IX

IX

Слова и образы, сами собой являющиеся на этом перекрестке лет: Пушкин «утонул», дно и море — все о воде.

Нельзя упускать из виду море; здесь это образ ключевой. Пушкин приехал сюда от моря, искал его среди черных елей. Отсутствие моря выражалось наводнением тишины. Время, точно в сказке, оборачивалось то мертвой, то живой водой.

О мертвой воде: 7 ноября 1824 года в Петербурге произошло знаменитое наводнение — катастрофическое, сокрушительное, которое превзошло все предыдущие своим масштабом и потерями. Это ключевой сюжет конца года, прямо сказавшийся на состоянии Пушкина в Михайловском, отозвавшийся много лет спустя «Медным всадником» [57].

Наводнение было воспринято народом как наказание Господне. Русские люди, как недавно московским пожаром, были поражены известием о питерском наводнении (Чаадаев в Риме, услышав о нем, засобирался на родину, как если бы услышал о надвигающемся конце времен). Только, в отличие от московского огня, который осветил начало новой Москвы, питерское нашествие воды было прочитано как свидетельство конца эпохи.

Царь Александр, со второго этажа Зимнего дворца наблюдая буйство волн, также понял его как роковой знак; понял верно: до следующего ноября он уже не дожил.

Наводнение 1824 года в контексте михайловского «самоутопления» Пушкина можно прочитать как последнюю отметку (максимальный подъем) тишины, с которой должен начаться отсчет нового пушкинского звука. Прежний язык оставлен, из тишины, из «морской глубины», со дна должен подняться новый.

Сам Пушкин наперед этого не знает. В ноябре он не различает будущего подъема: этой осенью и зимой Александр ведет себя как живой утопленник.

* * *

Известие о потопе не оживило его, но как будто под водой отворило ему зрение.

Он хорошо помнит Неву. Бег ее волн всегда тайно грозен, берегам ее свойственно скрытое напряжение. Она слишком подвижна: ветер способен увлечь ее в противоположную сторону, запереть в тесном русле.

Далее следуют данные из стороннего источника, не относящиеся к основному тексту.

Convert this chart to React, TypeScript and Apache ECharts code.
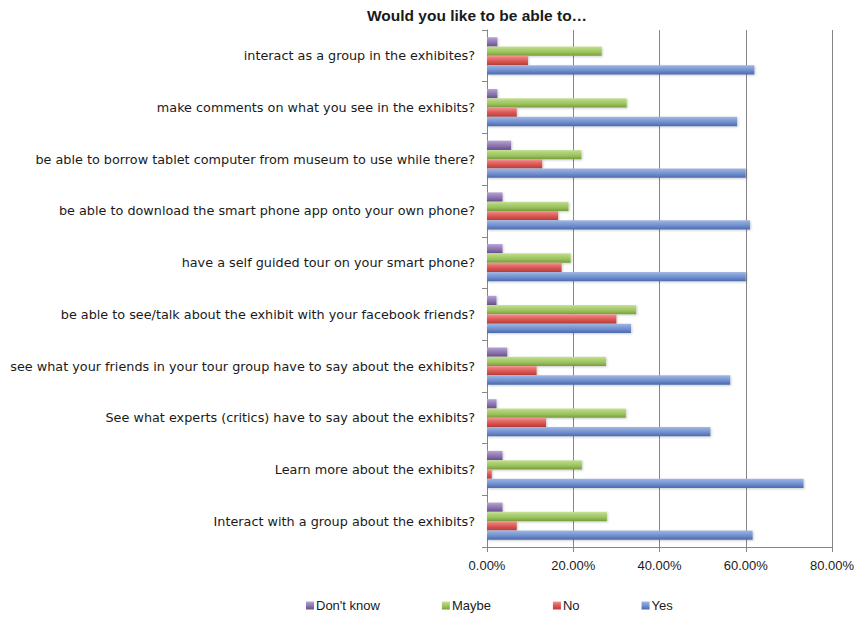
import React, { useEffect, useRef } from "react";
import * as echarts from "echarts";

const categories = [
  "interact as a group in the exhibites?",
  "make comments on what you see in the exhibits?",
  "be able to borrow tablet computer from museum to use while there?",
  "be able to download the smart phone app onto your own phone?",
  "have a self guided tour on your smart phone?",
  "be able to see/talk about the exhibit with your facebook friends?",
  "see what your friends in your tour group have to say about the exhibits?",
  "See what experts (critics) have to say about the exhibits?",
  "Learn more about the exhibits?",
  "Interact with a group about the exhibits?",
];

const dontKnow = [0.024, 0.024, 0.056, 0.036, 0.036, 0.022, 0.047, 0.022, 0.036, 0.036];
const maybe = [0.266, 0.324, 0.219, 0.189, 0.194, 0.346, 0.276, 0.322, 0.22, 0.278];
const no = [0.095, 0.069, 0.128, 0.165, 0.173, 0.3, 0.115, 0.137, 0.011, 0.069];
const yes = [0.62, 0.58, 0.6, 0.61, 0.6, 0.334, 0.564, 0.518, 0.734, 0.616];

const xTicks = ["0.00%", "20.00%", "40.00%", "60.00%", "80.00%"];

const grad = (c0: string, c1: string, c2: string, c3: string) =>
  new echarts.graphic.LinearGradient(0, 0, 0, 1, [
    { offset: 0, color: c0 },
    { offset: 0.25, color: c1 },
    { offset: 0.6, color: c2 },
    { offset: 1, color: c3 },
  ]);

export default function App() {
  const ref = useRef<HTMLDivElement>(null);
  useEffect(() => {
    if (!ref.current) return;
    const chart = echarts.init(ref.current, undefined, { renderer: "svg" });
    const font = "Liberation Sans";
    const mk = (name: string, data: number[], color: any) => ({
      name,
      type: "bar",
      data,
      barWidth: 9.3,
      barGap: "0%",
      itemStyle: {
        color,
        shadowColor: "rgba(0,0,0,0.2)",
        shadowBlur: 2,
        shadowOffsetX: 1,
        shadowOffsetY: 1,
      },
    });
    const series = [
      mk("Don't know", dontKnow, grad("#b7a6d2", "#a28dc4", "#8a70ae", "#664f88")),
      mk("Maybe", maybe, grad("#c8e298", "#b0d279", "#9cc35d", "#779d3d")),
      mk("No", no, grad("#f29a98", "#e77572", "#d9524f", "#b03f3c")),
      mk("Yes", yes, grad("#a3b8e2", "#8aa5db", "#6d8ccc", "#4a6aae")),
    ];
    chart.setOption({
      animation: false,
      backgroundColor: "#ffffff",
      title: {
        text: "Would you like to be able to…",
        left: 472,
        top: 2,
        textAlign: "center",
        textStyle: { fontFamily: font, fontSize: 15.5, fontWeight: "bold", color: "#1a1a1a" },
      },
      legend: {
        data: ["Don't know", "Maybe", "No", "Yes"],
        left: 306,
        top: 599,
        padding: 0,
        itemWidth: 8,
        itemHeight: 8,
        itemGap: 62,
        icon: "rect",
        textStyle: { fontFamily: font, fontSize: 13, color: "#1a1a1a", padding: [0, 0, 0, -3] },
      },
      grid: { left: 487, right: 30, top: 30, bottom: 70, containLabel: false },
      xAxis: {
        type: "value",
        min: 0,
        max: 0.8,
        interval: 0.2,
        axisLine: { show: true, lineStyle: { color: "#868686" } },
        axisTick: { show: true, length: 5, lineStyle: { color: "#868686" } },
        splitLine: { show: true, lineStyle: { color: "#868686", width: 1 } },
        axisLabel: {
          fontFamily: font,
          fontSize: 13,
          color: "#1a1a1a",
          margin: 12,
          formatter: (v: number) => xTicks[Math.round(v / 0.2)] ?? "",
        },
      },
      yAxis: {
        type: "category",
        data: categories,
        inverse: true,
        axisLine: { show: true, lineStyle: { color: "#868686" } },
        axisTick: { show: true, length: 5, lineStyle: { color: "#868686" } },
        axisLabel: { fontFamily: "DejaVu Sans", fontSize: 12.8, color: "#1a1a1a", margin: 12 },
      },
      series,
    });
    return () => chart.dispose();
  }, []);
  return (
    <div
      ref={ref}
      style={{ position: "absolute", left: 0, top: 0, width: 862, height: 617 }}
    />
  );
}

Петербург своим недвижным классическим строением выступает с Невой в контрасте; их схватка достигает апогея в моменты наводнений. Эта метафизическая схватка сказывается в поэтических прозрениях и интуициях, в чувстве слова. Событие, до времени неявно разлитое, в одно мгновение сплачивается с приходом вод. Эту же катастрофу, совпавшую с ясным ощущением конца эпохи, можно было освоить в поэтическом опыте, родственном библейскому сюжету о потопе.

Но библейский потоп есть не только конец, но и начало. Мир, его начало и конец, собираются в это мгновение — и удерживаются словом (мифом). Является слово о потопе как о катастрофе — конца и начала: о том, как дух носился над водами.

И вот в ноябре 1824 года Нева роковым образом выходит из берегов. Одному Александру (царю) она делает очевидное и мрачное послание о конце. Что другой Александр? Понял ли он, что этот царский конец означает его, Пушкина (царское) начало?

Не сразу, но понял. Текст «Медного всадник» встает над водами и заканчивается катастрофой. Такие начало и конец обрамляют пушкинскую (образцовую, «библейскую») поэму о Петербурге. Впрочем, это случится много позже, в 1833 году, когда события той осени откроются ему во всем их противоречивом значении.

Пока же Пушкин нем и «мертв» [58]: он на «дне», посреди пустыни, тонет в море скуки. Время аморфно, вода его стоит недвижно, от земли до облаков. Зубчатый очерк пейзажа есть отпечаток тишины.